The United States has extended a short-term sanctions waiver allowing countries to continue purchasing Russian oil that was already loaded onto ships before the cutoff date, a move aimed at preventing disruption in global energy markets.

According to officials, the waiver applies only to crude oil and petroleum products that were already in transit as of April 17, 2026. These shipments will now be allowed to be delivered and completed under a temporary authorisation that runs until May 16.

The decision effectively replaces an earlier waiver that had expired earlier this month. It comes after a period of uncertainty in global oil trade, with governments and refiners closely watching how sanctions on Russia could impact supply chains and fuel prices.
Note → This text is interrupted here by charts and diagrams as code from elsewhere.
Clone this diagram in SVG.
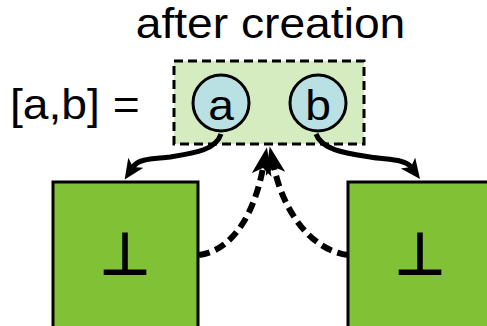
<svg xmlns="http://www.w3.org/2000/svg" width="487" height="326" viewBox="0 0 487 326">
  <style>
    .lbl { font-family: "Liberation Sans", Arial, sans-serif; font-size: 42px; fill: #000; }
    .mid { text-anchor: middle; }
    .bot { font-family: "DejaVu Sans", sans-serif; font-size: 58px; text-anchor: middle; fill: #000; stroke: #000; stroke-width: 2; }
    .cell { fill: #80c136; stroke: #000; stroke-width: 3; }
    .var { fill: #b9e0e3; stroke: #000; stroke-width: 3; }
    .pair { fill: #d4ecc0; stroke: #000; stroke-width: 3; stroke-dasharray: 9 5; }
    .ref { fill: none; stroke: #000; stroke-width: 5; }
    .back { fill: none; stroke: #000; stroke-width: 6; stroke-dasharray: 11 6; }
  </style>
  <defs>
    <marker id="head" markerUnits="userSpaceOnUse" markerWidth="24" markerHeight="22" refX="5" refY="9" orient="auto">
      <path d="M0,0 L20,9 L0,18 L5,9 Z" fill="#000"/>
    </marker>
    <marker id="head-big" markerUnits="userSpaceOnUse" markerWidth="32" markerHeight="24" refX="7" refY="10" orient="auto">
      <path d="M0,0 L28,10 L0,20 L7,10 Z" fill="#000"/>
    </marker>
  </defs>
  <rect width="487" height="326" fill="#fff"/>

  <text class="lbl mid" transform="translate(270.5,38) scale(1.1,1)">after creation</text>

  <g id="pair">
    <text class="lbl" transform="translate(10,119) scale(1.1,1)">[a,b] =</text>
    <rect class="pair" x="174" y="61" width="190" height="83"/>
  </g>

  <g id="left-cell">
    <rect class="cell" x="53" y="182" width="145" height="160"/>
    <text class="bot" x="125" y="274">⊥</text>
  </g>

  <g id="right-cell">
    <rect class="cell" x="348" y="182" width="160" height="160"/>
    <text class="bot" x="420" y="274">⊥</text>
  </g>

  <g id="connectors">
    <path class="ref" d="M221,134 C216,150 195,153 170,157 C155,159 139,158 133,167" marker-end="url(#head)"/>
    <path class="ref" d="M316,134 C322,150 345,153 370,157 C388,160 405,159 411,167" marker-end="url(#head)"/>
    <path class="back" d="M199,255 C235,250 255,210 263,168" marker-end="url(#head-big)"/>
    <path class="back" d="M348,255 C310,250 283,210 274,167" marker-end="url(#head-big)"/>
  </g>

  <g id="var-a">
    <circle class="var" cx="221" cy="103" r="28"/>
    <text class="lbl mid" transform="translate(221,120) scale(1.1,1)">a</text>
  </g>
  <g id="var-b">
    <circle class="var" cx="318" cy="103" r="28"/>
    <text class="lbl mid" transform="translate(318,120) scale(1.1,1)">b</text>
  </g>
</svg>
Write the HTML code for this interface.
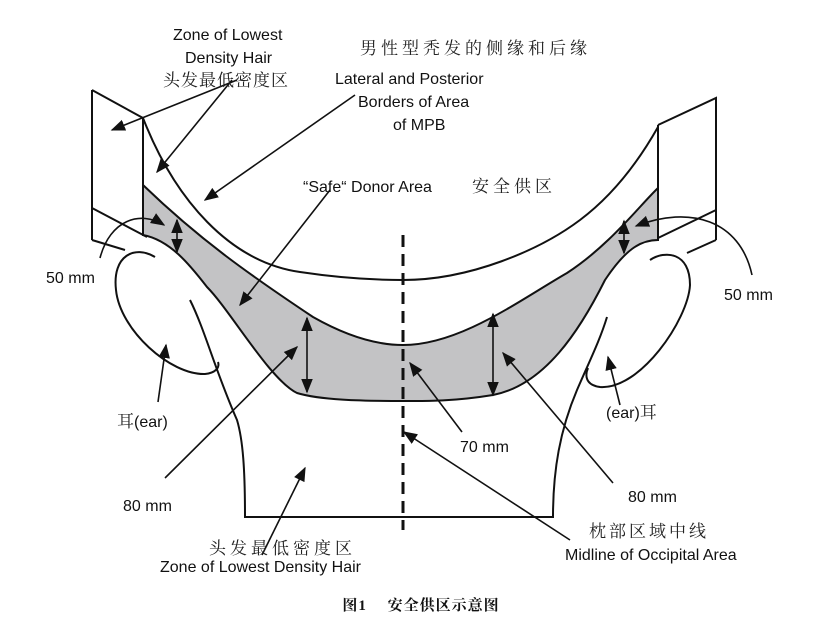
<!DOCTYPE html>
<html><head><meta charset="utf-8"><style>
body{margin:0;background:#fff;}
svg{display:block}
text{font-family:"Liberation Sans","Noto Sans CJK SC",sans-serif;fill:#111}
.cn{font-family:"Liberation Serif","Noto Serif CJK SC",serif;fill:#222}
</style></head><body>
<svg width="820" height="624" viewBox="0 0 820 624" xmlns="http://www.w3.org/2000/svg">
<defs><marker id="a" viewBox="0 0 10 10" refX="9" refY="5" markerWidth="9" markerHeight="9" orient="auto-start-reverse"><path d="M0,1 L10,5 L0,9 z" fill="#111"/></marker></defs>
<g fill="none" stroke="#111" stroke-width="2">
<path d="M143,185 C200,240 250,275 313,317 C350,338 380,345 403,345 C460,345 520,300 567,273 C610,245 640,205 658,188 L658,240 C640,240 625,250 605,280 C580,330 545,385 493,395 C450,402 420,401 403,401 C360,401 320,400 297,393 C270,380 230,310 207,287 C190,265 170,240 143,235 Z" fill="#c3c3c5"/>
<path d="M143,118 C175,200 230,262 300,272 C340,278 370,280 403,280 C470,280 540,250 580,220 C620,190 645,150 658,127"/>
<path d="M143,118 L143,236 M92,90 L143,118 M92,90 L92,240 M92,208 L147,237 M92,240 L125,250"/>
<path d="M658,125 L658,240 M658,125 L716,98 L716,240 M658,238 L716,210 M716,240 L687,253"/>
<path d="M190,300 C205,330 215,370 237,420 C243,440 245,470 245,517 L553,517 C553,470 560,430 577,390 C590,360 600,340 607,317"/>
<path d="M155,257 C135,245 112,255 116,290 C120,330 170,375 205,374 C215,373 220,368 218,362"/>
<path d="M650,260 C665,250 690,252 690,285 C688,320 640,390 600,387 C585,385 585,375 588,368"/>
</g>
<line x1="403" y1="235" x2="403" y2="530" stroke="#111" stroke-width="3" stroke-dasharray="12,7"/>
<g stroke="#111" stroke-width="1.6" fill="none" marker-end="url(#a)">
<line x1="237" y1="80" x2="112" y2="130"/>
<line x1="232" y1="80" x2="157" y2="172"/>
<line x1="355" y1="95" x2="205" y2="200"/>
<line x1="330" y1="190" x2="240" y2="305"/>
<path d="M100,258 C110,220 140,210 164,225"/>
<path d="M752,275 C740,220 690,205 636,226"/>
<line x1="177" y1="220" x2="177" y2="252" marker-start="url(#a)"/>
<line x1="307" y1="318" x2="307" y2="392" marker-start="url(#a)"/>
<line x1="493" y1="314" x2="493" y2="395" marker-start="url(#a)"/>
<line x1="624" y1="221" x2="624" y2="253" marker-start="url(#a)"/>
<line x1="462" y1="432" x2="410" y2="363"/>
<line x1="165" y1="478" x2="297" y2="347"/>
<line x1="613" y1="483" x2="503" y2="353"/>
<line x1="158" y1="402" x2="166" y2="345"/>
<line x1="620" y1="405" x2="608" y2="357"/>
<line x1="570" y1="540" x2="404" y2="432"/>
<line x1="262" y1="555" x2="305" y2="468"/>
</g>
<g font-size="16">
<text x="173" y="40">Zone of Lowest</text>
<text x="185" y="63">Density Hair</text>
<text x="335" y="84">Lateral and Posterior</text>
<text x="358" y="107">Borders of Area</text>
<text x="393" y="130">of MPB</text>
<text x="303" y="192">“Safe“ Donor Area</text>
<text x="46" y="283">50 mm</text>
<text x="724" y="300">50 mm</text>
<text x="460" y="452">70 mm</text>
<text x="123" y="511">80 mm</text>
<text x="628" y="502">80 mm</text>
<text x="160" y="572">Zone of Lowest Density Hair</text>
<text x="565" y="560">Midline of Occipital Area</text>
<text x="117" y="427"><tspan class="cn" font-size="17">耳</tspan>(ear)</text>
<text x="606" y="418">(ear)<tspan class="cn" font-size="17">耳</tspan></text>
</g>
<g font-size="17">
<text class="cn" x="163" y="86" letter-spacing="1">头发最低密度区</text>
<text class="cn" x="360" y="54" letter-spacing="4">男性型秃发的侧缘和后缘</text>
<text class="cn" x="472" y="192" letter-spacing="4">安全供区</text>
<text class="cn" x="209" y="554" letter-spacing="4">头发最低密度区</text>
<text class="cn" x="589" y="537" letter-spacing="3">枕部区域中线</text>
</g>
<text x="421" y="610" font-size="15" font-weight="bold" text-anchor="middle" letter-spacing="1" style="font-family:'Liberation Serif','Noto Serif CJK SC',serif">图1　 安全供区示意图</text>
</svg>
</body></html>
US authorities clarified that the exemption is narrowly defined and does not permit new transactions or fresh purchases of Russian oil. It is limited strictly to cargoes already loaded and moving through international waters.

The waiver is also designed to avoid sudden shocks in the oil market. Officials argue that blocking shipments already in transit could disrupt contracts, create logistical bottlenecks, and further tighten global supply at a sensitive time for energy markets.

The move follows broader fluctuations in global oil prices driven by geopolitical tensions and supply concerns. Recent volatility has already led to temporary measures aimed at stabilising energy flows and preventing sharp price spikes.

At the same time, the decision has drawn criticism from some quarters, with opponents arguing that it may indirectly ease pressure on Russia’s export revenues. However, US officials maintain that the measure does not significantly benefit Russia, as it applies only to oil that has already been extracted, sold, and shipped.

Countries that rely heavily on imported crude, including several major Asian economies, are expected to benefit from the continued arrival of these shipments, ensuring short-term supply stability.